Computer Science and Engineering MS Thesis Defense by Ali Tuğrul Balcı

August 29, 2018

KOÇ UNIVERSITY

GRADUATE SCHOOL OF SCIENCES & ENGINEERING

COMPUTER SCIENCE AND ENGINEERING

MS THESIS DEFENSE BY ALİ TUĞRUL BALCI

 

Title: Fast Screening Algorithms for Protein Interface Structural Alignments

 

Speaker: Ali Tuğrul Balcı

 

Time: July 30th, 2018, 1:00 PM

 

Place: ENG 208

Koç University

Rumeli Feneri Yolu

Sarıyer, Istanbul

 

Thesis Committee Members:

Prof. Attila Gürsoy (advisor, Koç University)

Prof. Özlem Keskin (co-advisor, Koç University)

Assoc. Prof. Arzucan Özgür (Boğaziçi University)

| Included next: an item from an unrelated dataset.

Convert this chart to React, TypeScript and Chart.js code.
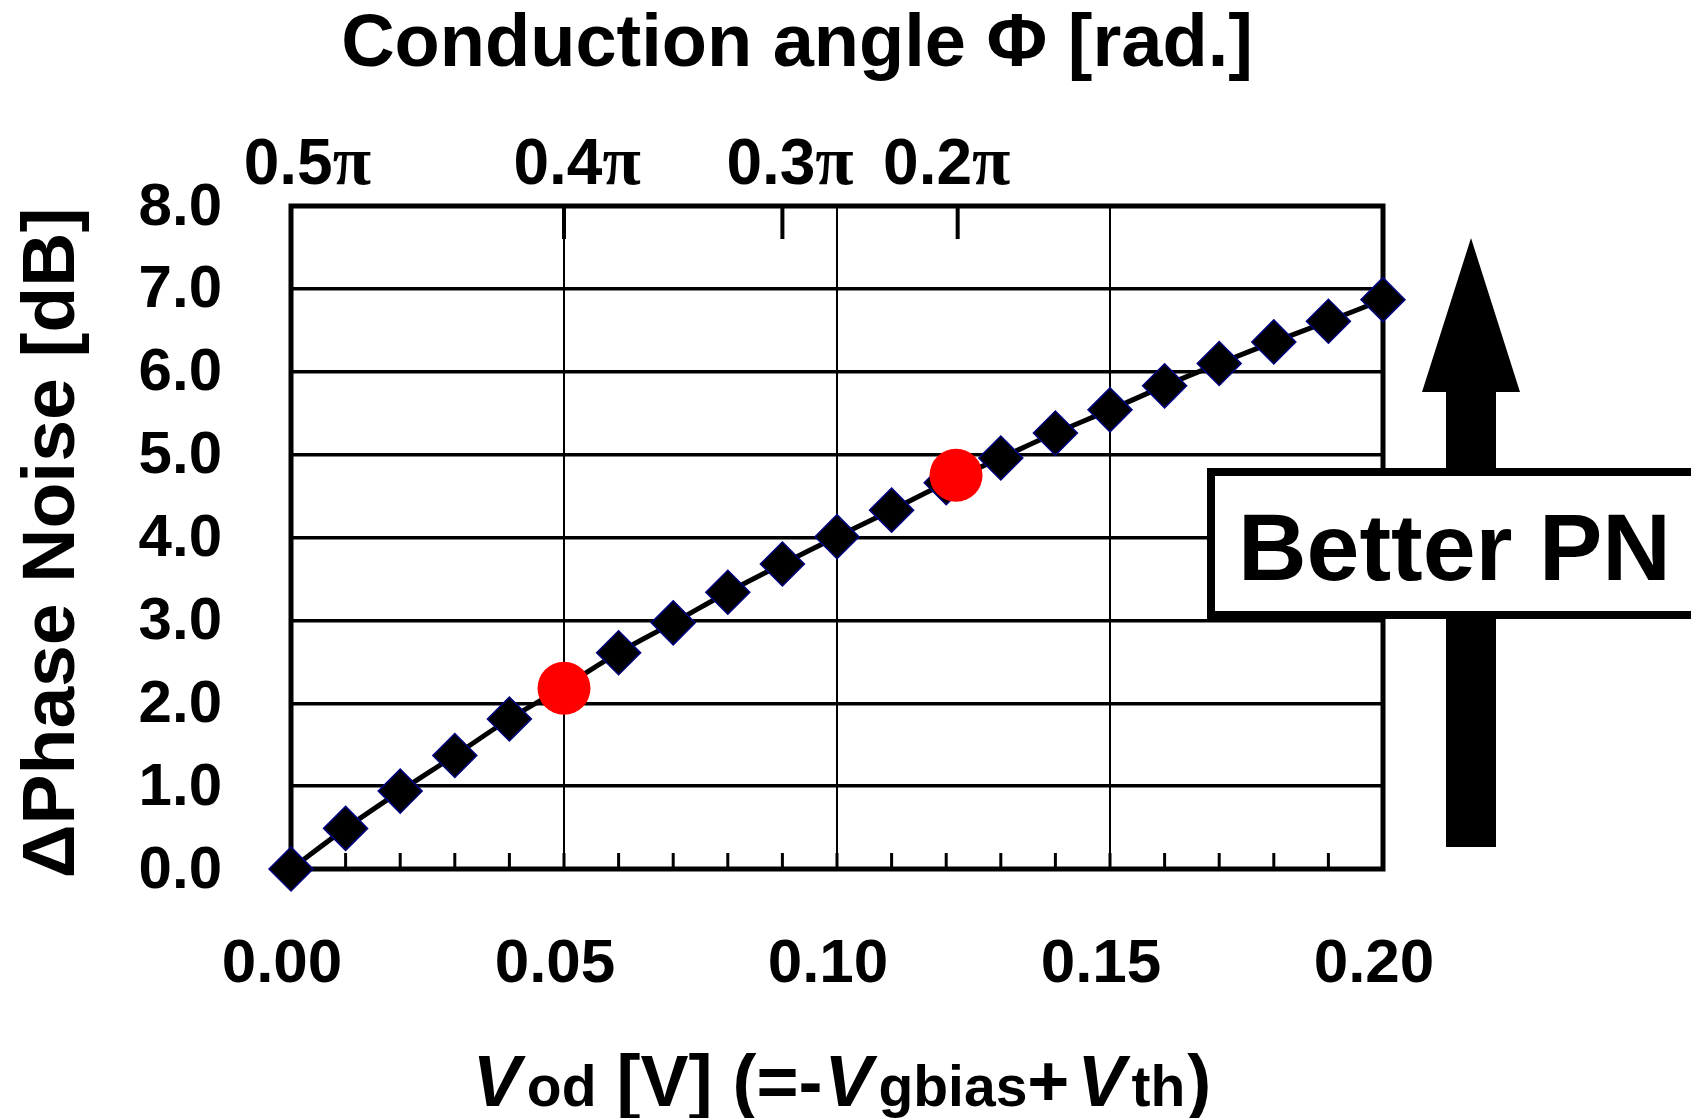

Prof. Alper Erdoğan (Koç University)

Assoc. Prof. Barış Akgün (Koç University)

 

Abstract:

Protein-protein interactions (PPIs) form the basis of many biological processes in living organisms. The significance of PPIs in mediating biological activity necessitates the identification of novel interactions. Template based structural alignment is one of the computational approaches to predict protein-protein interactions using known protein interfaces.  One challenge in template-based prediction is the computational cost due to the one-to-all comparison of the query protein against a database of all known interfaces. In this thesis, two different approaches have been developed a) QuickRet, a hashing based algorithm, b) and a deep learning based algorithm. QuickRet, a fast screening algorithm, ranks interfaces due to their structural similarity to a query protein.  It extracts features (angles and distances derived from four atoms) from structures of interfaces and compares them with the features extracted from the query protein. QuickRet is tested with the PIFACE database, a clustered protein-protein interface database, and predictions made by the template interface based PPI prediction algorithm, PRISM. The results indicate that QuickRet is successful in filtering structurally dissimilar interfaces for a given protein. With at least 80% match, 99% (320/43500 interface structures remained) of the database is eliminated and the average RMSD value of the remaining structures is 2.4 Å. With at least 90% match, 99.9% (50/43500 structures remained) of the database is eliminated and the average RMSD value drops to 2.28 Å. In addition, a deep learning based method which predicts,  for a given protein complex,  if the interface between the proteins of the complex is a true interface or not (based on known interfaces in Protein Data Bank). The model, a 3-dimensional convolutional model, analyzes the given structure and outputs the probability of the given structure being an interface. The accuracy of the model for several interface data sets, including PIFACE, PPI4DOCK, DOCKGROUND is approximately 80%. Both algorithms can be used to reduce the computational cost of template-based PPI predictions.